Try the disgraceful sounding (but, off the record, completely delicious) cornflake, chocolate chip and marshmallow cookie (yes, those things are all within the same cookie). We have also tried and survived the compost cookie, comprised of pretzels, potato chips, coffee, oats, butterscotch and chocolate chips (presumably low cal), and the selection of ginormous Gaudi-esque cakes look amazing (how does chocolate malt cake with malt fudge, malted milk crumbs and charred marshmallows sound?).

As for the shakes, "cereal milk" anyone? I quite like the pork and egg bun for breakfast (deep fried soft poached egg, cucumber, hoison, scallions).

207 2nd Avenue, East Village   Momofuku Bakery & Milk Bar on Urbanspoon

Murray's Cheese:

Excellent cheese shop owned by Rob Kaufelt, partner of food writer Tamasin Day-Lewis. Rob roams the globe finding the best local, regional cheeses around and brings them back to the big smoke. A cheese monger's paradise, and with lots of experts on hand to help and offer tastings.

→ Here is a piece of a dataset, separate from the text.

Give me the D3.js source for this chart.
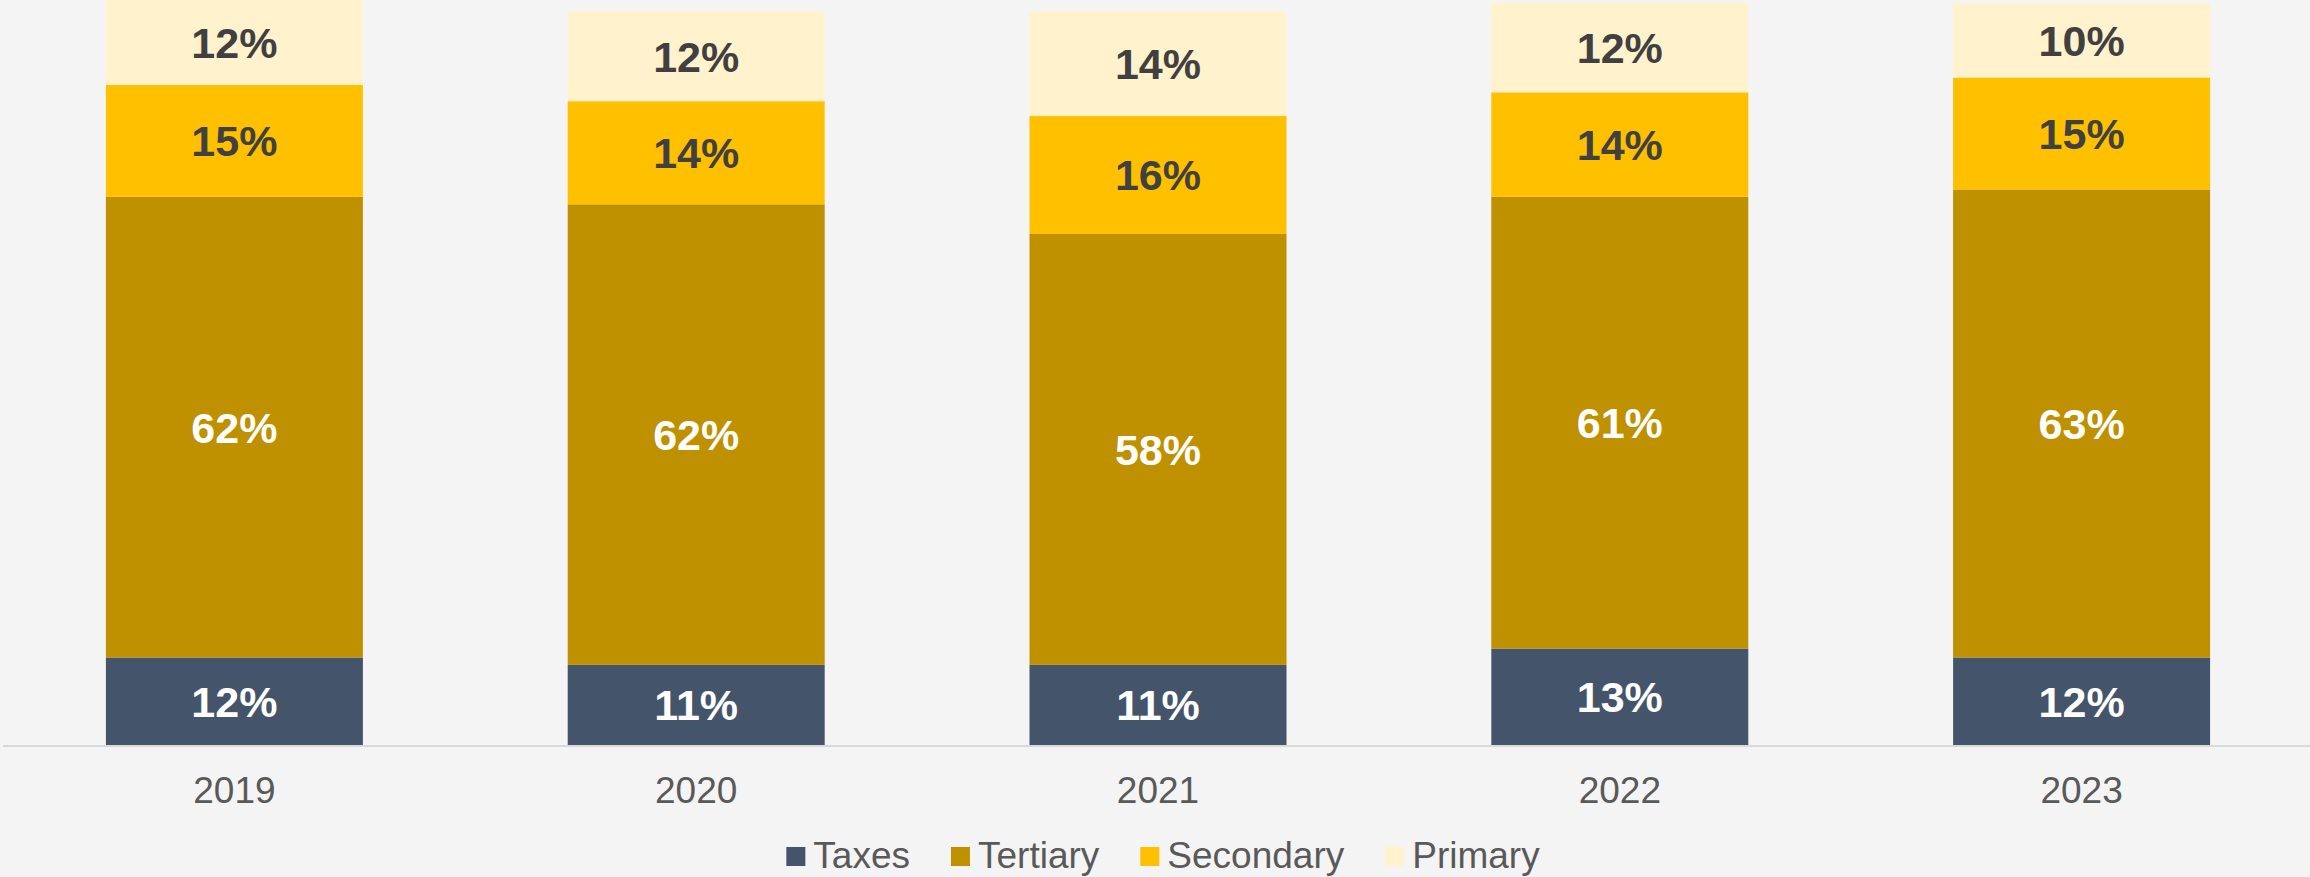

A great place to stock up on a case full of fine cheeses and salamis, but hard to smuggle home without stinking out the plane (more than usual). 254 Bleecker Street, Greenwich Village

Faicco's Pork Store: Next door to Murray's Cheese, Faicco's Pork Store completes the lucky quinella.

Completely old school butcher/delicatessan (the Italian sausages look fab) making up big takeaway sandwiches brimming with ham, pork, salt beef, fresh mozzarella etc - sometimes all at the same time.

Nothing fancy - these guys are keepin' it real. It was TPG's one regret that we didn't try one of these gobstoppers, but as we were still digesting a hearty lunch followed up swiftly by our Magnolia cupcakes, it would have been obscene. Next time. 260 Bleecker Street.

Hot dogs: Any and all hot dog stands. Anywhere, anytime.

Until the next gluttonous adventure, long live the Big Apple!